He said the agreement was that after that, Gary was "to be let go his own way," but that the Kinahans reneged on the deal.

Further demands were put on the family, Gary Hutch was shot dead and other family members were "approached".

Meeting the Dissidents

"It was getting out of hand," he said, "I was asked could I approach people, Republican people. It wasn't provisional people, it was dissident people. Patsy asked me."

"At that time it could have been fixed I thought," he said. "So I went and spoke to someone. I did agree. I wasn’t gone on the idea. There was so many innocent lives at stake. I would have tried to help any other family in that position, you couldn’t be going to the guards."

He said in January 2016 he met a guy known as both "Wee" and "Fish", whose name was Paul, and Shane Rowan - a convicted IRA man who was subsequently jailed for seven years after he was caught with the three assault rifles used in the gun attack at the Regency.

"I told them the background of the feud, it wasn't full on at that stage," he said.

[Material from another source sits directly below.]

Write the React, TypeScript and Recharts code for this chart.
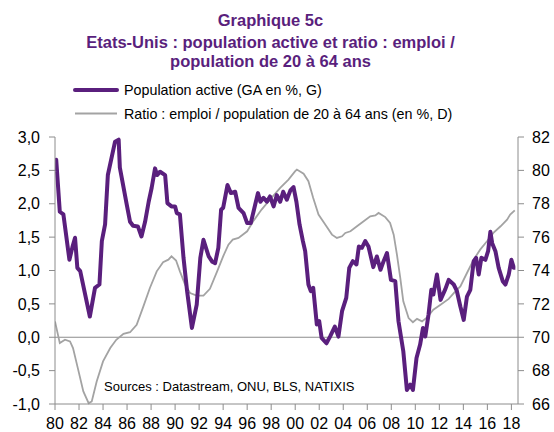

He said there were threats to the family and he asked if they would be able to contact people to sit down and come to some sort of agreement, "to stop the whole thing, a witnessed agreement, put everything to bed".

He also said he was supposed to meet a man called Kevin Tyrone but he did not turn up or at the next meeting on 4 February. He went with his father, Patrick, who he said received a phone call on the way home from Patsy Hutch asking him had he booked a room for him at the Regency Hotel.

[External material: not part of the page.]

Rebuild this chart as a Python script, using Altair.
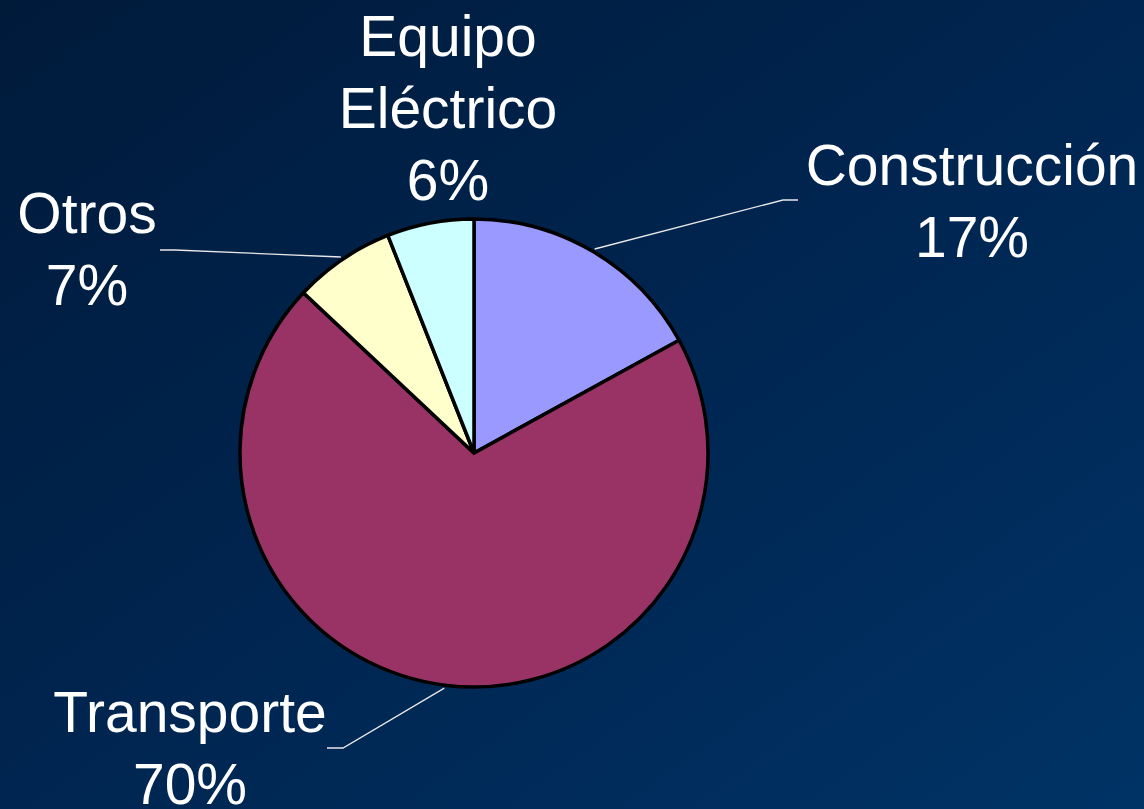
import math
import altair as alt
import pandas as pd

# ---- data ----
categories = ["Construcción", "Transporte", "Otros", "Equipo Eléctrico"]
values = [17, 70, 7, 6]
colors = ["#9999ff", "#993366", "#ffffcc", "#ccffff"]
label_lines = ["Construcción\n17%", "Transporte\n70%", "Otros\n7%", "Equipo\nEléctrico\n6%"]

# ---- layout (pixels) ----
W, H = 1144, 809
CX, CY, R = 474, 453, 234
label_pos = {  # x center, first-line baseline
    "Construcción": (972, 185),
    "Transporte": (190, 732),
    "Otros": (87, 233),
    "Equipo Eléctrico": (448, 56),
}
leader = {  # elbow, end ; None = no leader line
    "Construcción": ((783, 200), (798, 200)),
    "Transporte": ((343, 748), (327, 748)),
    "Otros": ((175, 250), (160, 250)),
    "Equipo Eléctrico": None,
}

df = pd.DataFrame({"cat": categories, "val": values, "order": range(len(values))})

# leader line points computed from slice mid angles
total = sum(values)
rows = []
cum = 0
for c, v in zip(categories, values):
    mid = (cum + v / 2) / total * 2 * math.pi
    cum += v
    if leader[c] is None:
        continue
    sx = CX + (R + 3) * math.sin(mid)
    sy = CY - (R + 3) * math.cos(mid)
    (ex, ey), (fx, fy) = leader[c]
    rows += [
        {"cat": c, "i": 0, "px": sx, "py": sy},
        {"cat": c, "i": 1, "px": ex, "py": ey},
        {"cat": c, "i": 2, "px": fx, "py": fy},
    ]
lines_df = pd.DataFrame(rows)

labels_df = pd.DataFrame({
    "cat": categories,
    "txt": label_lines,
    "lx": [label_pos[c][0] for c in categories],
    "ly": [label_pos[c][1] for c in categories],
})

xs = alt.Scale(domain=[0, W], range=[0, W])
ys = alt.Scale(domain=[0, H], range=[0, H])

bg = alt.Chart(pd.DataFrame({"a": [0]})).mark_rect().encode(
    x=alt.value(0), x2=alt.value(W), y=alt.value(0), y2=alt.value(H),
    color=alt.value({
        "gradient": "linear", "x1": 0, "y1": 0, "x2": 1, "y2": 1,
        "stops": [
            {"offset": 0, "color": "#001a3a"},
            {"offset": 0.5, "color": "#002550"},
            {"offset": 1, "color": "#003366"},
        ],
    }),
)

pie = alt.Chart(df).mark_arc(outerRadius=R, stroke="black", strokeWidth=3.5).encode(
    theta=alt.Theta("val:Q", stack=True),
    order=alt.Order("order:Q"),
    color=alt.Color("cat:N", scale=alt.Scale(domain=categories, range=colors), legend=None),
    x=alt.value(CX),
    y=alt.value(CY),
)

leaders = alt.Chart(lines_df).mark_line(color="#e8e8e8", strokeWidth=1.3).encode(
    x=alt.X("px:Q", scale=xs, axis=None),
    y=alt.Y("py:Q", scale=ys, axis=None),
    detail="cat:N",
    order="i:Q",
)

texts = alt.Chart(labels_df).mark_text(
    font="Liberation Sans", fontSize=57, color="white", align="center",
    baseline="alphabetic", lineBreak="\n", lineHeight=72,
).encode(
    x=alt.X("lx:Q", scale=xs, axis=None),
    y=alt.Y("ly:Q", scale=ys, axis=None),
    text="txt:N",
)

chart = alt.layer(bg, pie, leaders, texts).resolve_scale(color="independent").properties(
    width=W, height=H, padding=0, autosize=alt.AutoSizeParams(type="none"),
    background="#002550",
).configure_view(stroke=None)

chart.save("out.html", embed_options={"renderer": "svg", "actions": False})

Dowdall said he had not known anything about it but there was nothing unusual in this as he often booked flights and other things for Patsy on his Visa card.

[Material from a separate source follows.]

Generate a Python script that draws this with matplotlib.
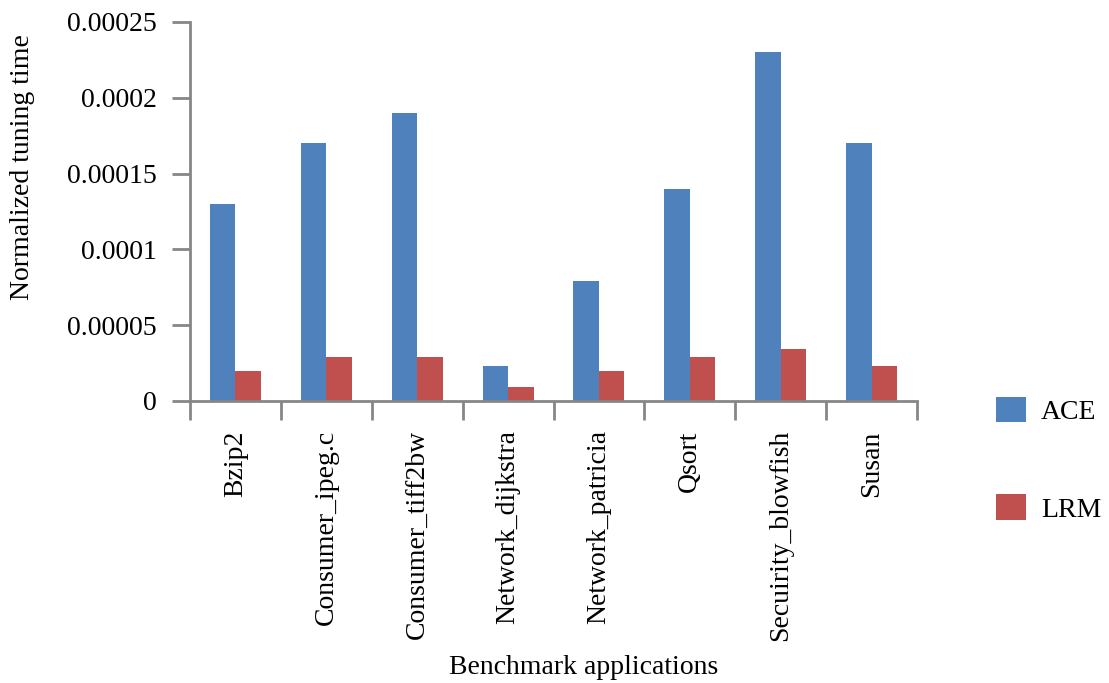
import numpy as np
import matplotlib
matplotlib.use("Agg")
import matplotlib.pyplot as plt

categories = ["Bzip2", "Consumer_ipeg.c", "Consumer_tiff2bw", "Network_dijkstra",
              "Network_patricia", "Qsort", "Secuirity_blowfish", "Susan"]
ace = [0.00013, 0.00017, 0.00019, 0.000023, 0.000079, 0.00014, 0.00023, 0.00017]
lrm = [0.00002, 0.000029, 0.000029, 0.000009, 0.00002, 0.000029, 0.000034, 0.000023]
yticks = [0, 0.00005, 0.0001, 0.00015, 0.0002, 0.00025]
ytick_labels = ["0", "0.00005", "0.0001", "0.00015", "0.0002", "0.00025"]

plt.rcParams["font.family"] = ["Liberation Serif", "DejaVu Serif"]
axis_gray = "#868686"
fs = 20

fig = plt.figure(figsize=(11.09, 6.83), dpi=100)
ax = fig.add_axes([0.1713, 0.4129, 0.6556, 0.5549])

x = np.arange(len(categories))
w = 0.28
ax.bar(x - w / 2, ace, width=w, color="#4F81BD", label="ACE")
ax.bar(x + w / 2, lrm, width=w, color="#C0504D", label="LRM")

ax.set_xlim(-0.5, len(categories) - 0.5)
ax.set_ylim(0, 0.00025)
ax.set_yticks(yticks)
ax.set_yticklabels(ytick_labels)

ax.set_xticks(x)
ax.set_xticklabels(categories, rotation=90, va="top", ha="center")
ax.set_xticks(np.arange(len(categories) + 1) - 0.5, minor=True)
ax.tick_params(axis="x", which="major", length=0, pad=21, labelsize=fs)
ax.tick_params(axis="x", which="minor", length=13.5, width=2, color=axis_gray)
ax.tick_params(axis="y", length=13, width=2, color=axis_gray, pad=11, labelsize=fs)

for side in ["top", "right"]:
    ax.spines[side].set_visible(False)
for side in ["left", "bottom"]:
    ax.spines[side].set_color(axis_gray)
    ax.spines[side].set_linewidth(2)

ax.set_ylabel("Normalized tuning time", fontsize=fs)
ax.yaxis.set_label_coords(-0.213, 0.617)
fig.text(0.526, 0.023, "Benchmark applications", fontsize=fs, ha="center", va="center")

ax.legend(loc="center left", bbox_to_anchor=(1.094, -0.155), frameon=False,
          fontsize=fs, handlelength=1.05, handleheight=1.05, labelspacing=2.5,
          handletextpad=0.55, borderaxespad=0)

fig.savefig("out.png", dpi=100)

He said he rang his wife, who booked the hotel room and he and his father drove home to collect ID before going to the Regency to pay for the room and pick up the keycard. The room was used that night and the following day by one of the gunmen, the late dissident republican, Kevin Murray, who was known as 'Flat Cap’.

Dowdall said that he rang Gerard Hutch's brother Patsy and told him that he and his father were on their way to his house with the key card. However Dowdall said he was told to go to Richmond Road in Drumcondra where they pulled in at a garage.

He said Gerard Hutch came up on his own to the passenger side of the Toyota Land Cruiser and his father Patrick gave him the keycard.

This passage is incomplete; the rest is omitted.